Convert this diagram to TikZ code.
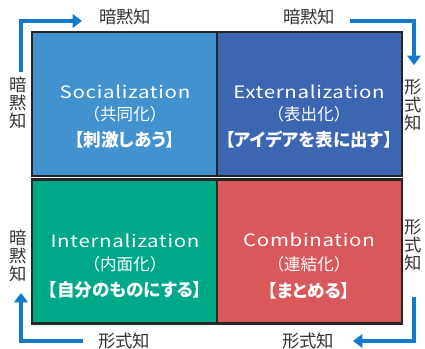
\documentclass[tikz,border=0pt]{standalone}
\usepackage{fontspec}
\setmainfont{Noto Sans CJK JP}[RawFeature=+palt]
\newfontfamily\enfont{Noto Sans CJK JP}[FakeStretch=1.2,LetterSpace=4]
\newfontfamily\jpfull{Noto Sans CJK JP}
\usetikzlibrary{arrows.meta}
\definecolor{qtl}{RGB}{66,146,207}
\definecolor{qtr}{RGB}{59,103,178}
\definecolor{qbl}{RGB}{0,168,138}
\definecolor{qbr}{RGB}{217,89,91}
\definecolor{arrowblue}{RGB}{16,122,204}
\definecolor{labelgray}{RGB}{51,51,51}
\tikzset{
  quad/.style={draw=black!85, line width=2.2pt, minimum width=185*0.75pt, minimum height=144*0.75pt, inner sep=0pt},
  entext/.style={text=white, font=\enfont\fontsize{12.8pt}{14pt}\selectfont, inner sep=0pt},
  jptext/.style={text=white, font=\jpfull\fontsize{12.4pt}{14pt}\selectfont, inner sep=0pt},
  keytext/.style={text=white, font=\bfseries\fontsize{13.2pt}{15pt}\selectfont, inner sep=0pt},
  sidelabel/.style={text=labelgray, font=\fontsize{13pt}{14pt}\selectfont, inner sep=0pt},
  vlabel/.style={sidelabel, align=center, font=\fontsize{13pt}{13.4pt}\selectfont},
  cycle/.style={draw=arrowblue, line width=3.6pt, -{Triangle[length=7pt,width=10pt]}}
}
\begin{document}
\begin{tikzpicture}[x=0.75pt,y=-0.75pt]
\useasboundingbox (0,0) rectangle (425,349);
% quadrants
\node[quad, fill=qtl] (soc) at (124.5,104) {};
\node[quad, fill=qtr] (ext) at (309.5,104) {};
\node[quad, fill=qbl] (int) at (124.5,251.5) {};
\node[quad, fill=qbr] (com) at (309.5,251.5) {};
% quadrant texts
\node[entext] (socen) at (125,92) {Socialization};
\node[jptext] (socjp) at (125,114) {（共同化）};
\node[keytext] (sockey) at (125,140) {【刺激しあう】};
\node[entext] (exten) at (309,92) {Externalization};
\node[jptext] (extjp) at (309,114) {（表出化）};
\node[keytext] (extkey) at (309,140) {【アイデアを表に出す】};
\node[entext] (inten) at (125,241) {Internalization};
\node[jptext] (intjp) at (125,264) {（内面化）};
\node[keytext] (intkey) at (125,290) {【自分のものにする】};
\node[entext] (comen) at (309,240) {Combination};
\node[jptext] (comjp) at (309,264) {（連結化）};
\node[keytext] (comkey) at (309,291) {【まとめる】};
% side labels
\node[sidelabel] (ttl) at (125,17) {暗黙知};
\node[sidelabel] (ttr) at (309,17) {暗黙知};
\node[sidelabel] (tbl) at (124,341) {形式知};
\node[sidelabel] (tbr) at (308,341) {形式知};
\node[vlabel] (ltop) at (18,103) {暗\\黙\\知};
\node[vlabel] (lbot) at (18,256) {暗\\黙\\知};
\node[vlabel] (rtop) at (413,105) {形\\式\\知};
\node[vlabel] (rbot) at (413,245) {形\\式\\知};
% cycle arrows
\coordinate (a1s) at (21,72);  \coordinate (a1c) at (21,21);  \coordinate (a1e) at (82,21);
\coordinate (a2s) at (350,21); \coordinate (a2c) at (414,21); \coordinate (a2e) at (414,65);
\coordinate (a3s) at (414,297);\coordinate (a3c) at (414,341);\coordinate (a3e) at (353,341);
\coordinate (a4s) at (83,341); \coordinate (a4c) at (21,341); \coordinate (a4e) at (21,293);
\draw[cycle] (a1s) -- (a1c) -- (a1e);
\draw[cycle] (a2s) -- (a2c) -- (a2e);
\draw[cycle] (a3s) -- (a3c) -- (a3e);
\draw[cycle] (a4s) -- (a4c) -- (a4e);
\end{tikzpicture}
\end{document}
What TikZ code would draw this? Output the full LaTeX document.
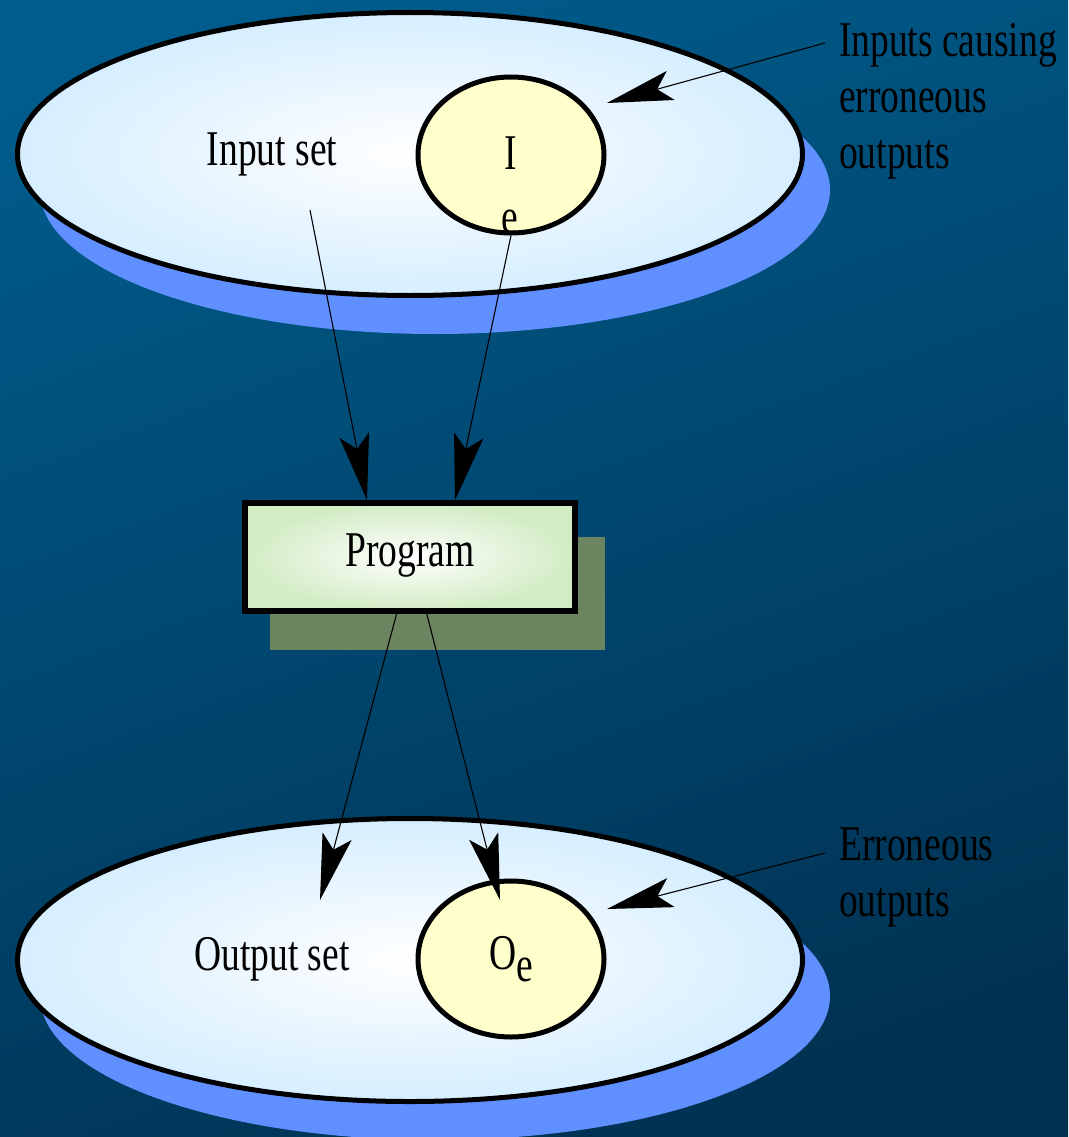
\documentclass[tikz,border=0pt]{standalone}
\usepackage{fontspec}
\setmainfont{Liberation Serif}[FakeStretch=0.75]
\usetikzlibrary{shapes.geometric,arrows.meta,calc}
\definecolor{bgtop}{RGB}{0,92,140}
\definecolor{bgbot}{RGB}{0,48,80}
\definecolor{shadowblue}{RGB}{96,144,255}
\definecolor{setouter}{RGB}{214,238,255}
\definecolor{errfill}{RGB}{255,255,204}
\definecolor{progouter}{RGB}{210,236,196}
\definecolor{progshadow}{RGB}{107,133,96}
\tikzset{
  lbl/.style={font=\fontsize{50}{56}\selectfont, text=black, inner sep=0pt},
  setell/.style={ellipse, draw=black, line width=5pt, minimum width=785pt, minimum height=283pt, inner sep=0pt, inner color=white, outer color=setouter},
  setshadow/.style={ellipse, fill=shadowblue, minimum width=790pt, minimum height=288pt, inner sep=0pt},
  errell/.style={ellipse, draw=black, line width=5pt, fill=errfill, minimum width=186pt, minimum height=156pt, inner sep=0pt},
  progbox/.style={rectangle, draw=black, line width=6pt, minimum width=330pt, minimum height=108pt, inner sep=0pt, inner color=white, outer color=progouter},
  progshade/.style={rectangle, fill=progshadow, minimum width=335pt, minimum height=113pt, inner sep=0pt},
  conn/.style={draw=black, line width=1.1pt, -{Stealth[length=66pt,width=30pt,inset=14pt]}},
}
\begin{document}
\begin{tikzpicture}[x=1pt,y=-1pt]
\useasboundingbox (0,0) rectangle (1068,1137);
\clip (0,0) rectangle (1068,1137);
\shade[top color=bgtop, bottom color=bgbot, shading angle=20] (-60,-60) rectangle (1128,1197);
% top set
\node[setshadow] (inshadow) at (435,190) {};
\node[setell] (inset) at (410,154) {};
\node[errell] (Ie) at (511,155) {};
\node[lbl] (Ilbl) at (511,153) {I};
\node[lbl] (elbl) at (510,222) {e};
\node[lbl] (inlbl) at (272,154) {Input set};
% program
\node[progshade] (progsh) at (437.5,593.5) {};
\node[progbox] (prog) at (410,557) {};
\node[lbl] (proglbl) at (410,556) {Program};
% bottom set
\node[setshadow] (outshadow) at (435,996) {};
\node[setell] (outset) at (410,960) {};
\node[errell] (Oe) at (511,959) {};
\node[lbl, anchor=base] (Oelbl) at (511,969) {O\raisebox{-12pt}{e}};
\node[lbl] (outlbl) at (272,959) {Output set};
% annotations
\node[lbl, anchor=west, align=left] (note1) at (839,101) {Inputs causing\\erroneous\\outputs};
\node[lbl, anchor=west, align=left] (note2) at (839,877) {Erroneous\\outputs};
% connectors
\coordinate (a1s) at (310,210);
\coordinate (o1e) at (320,900);
\coordinate (o2e) at (500,900);
\coordinate (n1s) at (825,43);
\coordinate (n1e) at (607,103);
\coordinate (n2s) at (825,853);
\coordinate (n2e) at (607,909);
\draw[conn] (a1s) -- ($(prog.north west)!0.372!(prog.north east)$);
\draw[conn] (Ie.south) -- ($(prog.north west)!0.634!(prog.north east)$);
\draw[conn] ($(prog.south west)!0.46!(prog.south east)$) -- (o1e);
\draw[conn] ($(prog.south west)!0.55!(prog.south east)$) -- (o2e);
\draw[conn] (n1s) -- (n1e);
\draw[conn] (n2s) -- (n2e);
\end{tikzpicture}
\end{document}
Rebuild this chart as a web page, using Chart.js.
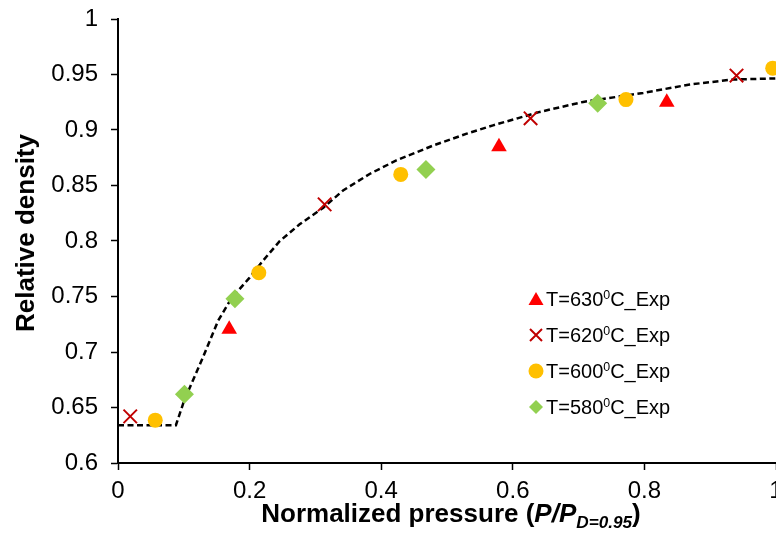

········

Exercise goal -> Each entry must be retyped word for word, with every image omitted.

Worked solution ->
Convert this diagram to TikZ code.
\documentclass[tikz,border=0pt]{standalone}
\usepackage{fontspec}
\setmainfont{Noto Sans CJK JP}[RawFeature=+palt]
\newfontfamily\enfont{Noto Sans CJK JP}[FakeStretch=1.2,LetterSpace=4]
\newfontfamily\jpfull{Noto Sans CJK JP}
\usetikzlibrary{arrows.meta}
\definecolor{qtl}{RGB}{66,146,207}
\definecolor{qtr}{RGB}{59,103,178}
\definecolor{qbl}{RGB}{0,168,138}
\definecolor{qbr}{RGB}{217,89,91}
\definecolor{arrowblue}{RGB}{16,122,204}
\definecolor{labelgray}{RGB}{51,51,51}
\tikzset{
  quad/.style={draw=black!85, line width=2.2pt, minimum width=185*0.75pt, minimum height=144*0.75pt, inner sep=0pt},
  entext/.style={text=white, font=\enfont\fontsize{12.8pt}{14pt}\selectfont, inner sep=0pt},
  jptext/.style={text=white, font=\jpfull\fontsize{12.4pt}{14pt}\selectfont, inner sep=0pt},
  keytext/.style={text=white, font=\bfseries\fontsize{13.2pt}{15pt}\selectfont, inner sep=0pt},
  sidelabel/.style={text=labelgray, font=\fontsize{13pt}{14pt}\selectfont, inner sep=0pt},
  vlabel/.style={sidelabel, align=center, font=\fontsize{13pt}{13.4pt}\selectfont},
  cycle/.style={draw=arrowblue, line width=3.6pt, -{Triangle[length=7pt,width=10pt]}}
}
\begin{document}
\begin{tikzpicture}[x=0.75pt,y=-0.75pt]
\useasboundingbox (0,0) rectangle (425,349);
% quadrants
\node[quad, fill=qtl] (soc) at (124.5,104) {};
\node[quad, fill=qtr] (ext) at (309.5,104) {};
\node[quad, fill=qbl] (int) at (124.5,251.5) {};
\node[quad, fill=qbr] (com) at (309.5,251.5) {};
% quadrant texts
\node[entext] (socen) at (125,92) {Socialization};
\node[jptext] (socjp) at (125,114) {（共同化）};
\node[keytext] (sockey) at (125,140) {【刺激しあう】};
\node[entext] (exten) at (309,92) {Externalization};
\node[jptext] (extjp) at (309,114) {（表出化）};
\node[keytext] (extkey) at (309,140) {【アイデアを表に出す】};
\node[entext] (inten) at (125,241) {Internalization};
\node[jptext] (intjp) at (125,264) {（内面化）};
\node[keytext] (intkey) at (125,290) {【自分のものにする】};
\node[entext] (comen) at (309,240) {Combination};
\node[jptext] (comjp) at (309,264) {（連結化）};
\node[keytext] (comkey) at (309,291) {【まとめる】};
% side labels
\node[sidelabel] (ttl) at (125,17) {暗黙知};
\node[sidelabel] (ttr) at (309,17) {暗黙知};
\node[sidelabel] (tbl) at (124,341) {形式知};
\node[sidelabel] (tbr) at (308,341) {形式知};
\node[vlabel] (ltop) at (18,103) {暗\\黙\\知};
\node[vlabel] (lbot) at (18,256) {暗\\黙\\知};
\node[vlabel] (rtop) at (413,105) {形\\式\\知};
\node[vlabel] (rbot) at (413,245) {形\\式\\知};
% cycle arrows
\coordinate (a1s) at (21,72);  \coordinate (a1c) at (21,21);  \coordinate (a1e) at (82,21);
\coordinate (a2s) at (350,21); \coordinate (a2c) at (414,21); \coordinate (a2e) at (414,65);
\coordinate (a3s) at (414,297);\coordinate (a3c) at (414,341);\coordinate (a3e) at (353,341);
\coordinate (a4s) at (83,341); \coordinate (a4c) at (21,341); \coordinate (a4e) at (21,293);
\draw[cycle] (a1s) -- (a1c) -- (a1e);
\draw[cycle] (a2s) -- (a2c) -- (a2e);
\draw[cycle] (a3s) -- (a3c) -- (a3e);
\draw[cycle] (a4s) -- (a4c) -- (a4e);
\end{tikzpicture}
\end{document}
What TikZ code would draw this? Output the full LaTeX document.
\documentclass[tikz,border=0pt]{standalone}
\usepackage{fontspec}
\setmainfont{Liberation Serif}[FakeStretch=0.75]
\usetikzlibrary{shapes.geometric,arrows.meta,calc}
\definecolor{bgtop}{RGB}{0,92,140}
\definecolor{bgbot}{RGB}{0,48,80}
\definecolor{shadowblue}{RGB}{96,144,255}
\definecolor{setouter}{RGB}{214,238,255}
\definecolor{errfill}{RGB}{255,255,204}
\definecolor{progouter}{RGB}{210,236,196}
\definecolor{progshadow}{RGB}{107,133,96}
\tikzset{
  lbl/.style={font=\fontsize{50}{56}\selectfont, text=black, inner sep=0pt},
  setell/.style={ellipse, draw=black, line width=5pt, minimum width=785pt, minimum height=283pt, inner sep=0pt, inner color=white, outer color=setouter},
  setshadow/.style={ellipse, fill=shadowblue, minimum width=790pt, minimum height=288pt, inner sep=0pt},
  errell/.style={ellipse, draw=black, line width=5pt, fill=errfill, minimum width=186pt, minimum height=156pt, inner sep=0pt},
  progbox/.style={rectangle, draw=black, line width=6pt, minimum width=330pt, minimum height=108pt, inner sep=0pt, inner color=white, outer color=progouter},
  progshade/.style={rectangle, fill=progshadow, minimum width=335pt, minimum height=113pt, inner sep=0pt},
  conn/.style={draw=black, line width=1.1pt, -{Stealth[length=66pt,width=30pt,inset=14pt]}},
}
\begin{document}
\begin{tikzpicture}[x=1pt,y=-1pt]
\useasboundingbox (0,0) rectangle (1068,1137);
\clip (0,0) rectangle (1068,1137);
\shade[top color=bgtop, bottom color=bgbot, shading angle=20] (-60,-60) rectangle (1128,1197);
% top set
\node[setshadow] (inshadow) at (435,190) {};
\node[setell] (inset) at (410,154) {};
\node[errell] (Ie) at (511,155) {};
\node[lbl] (Ilbl) at (511,153) {I};
\node[lbl] (elbl) at (510,222) {e};
\node[lbl] (inlbl) at (272,154) {Input set};
% program
\node[progshade] (progsh) at (437.5,593.5) {};
\node[progbox] (prog) at (410,557) {};
\node[lbl] (proglbl) at (410,556) {Program};
% bottom set
\node[setshadow] (outshadow) at (435,996) {};
\node[setell] (outset) at (410,960) {};
\node[errell] (Oe) at (511,959) {};
\node[lbl, anchor=base] (Oelbl) at (511,969) {O\raisebox{-12pt}{e}};
\node[lbl] (outlbl) at (272,959) {Output set};
% annotations
\node[lbl, anchor=west, align=left] (note1) at (839,101) {Inputs causing\\erroneous\\outputs};
\node[lbl, anchor=west, align=left] (note2) at (839,877) {Erroneous\\outputs};
% connectors
\coordinate (a1s) at (310,210);
\coordinate (o1e) at (320,900);
\coordinate (o2e) at (500,900);
\coordinate (n1s) at (825,43);
\coordinate (n1e) at (607,103);
\coordinate (n2s) at (825,853);
\coordinate (n2e) at (607,909);
\draw[conn] (a1s) -- ($(prog.north west)!0.372!(prog.north east)$);
\draw[conn] (Ie.south) -- ($(prog.north west)!0.634!(prog.north east)$);
\draw[conn] ($(prog.south west)!0.46!(prog.south east)$) -- (o1e);
\draw[conn] ($(prog.south west)!0.55!(prog.south east)$) -- (o2e);
\draw[conn] (n1s) -- (n1e);
\draw[conn] (n2s) -- (n2e);
\end{tikzpicture}
\end{document}
Rebuild this chart as a web page, using Chart.js.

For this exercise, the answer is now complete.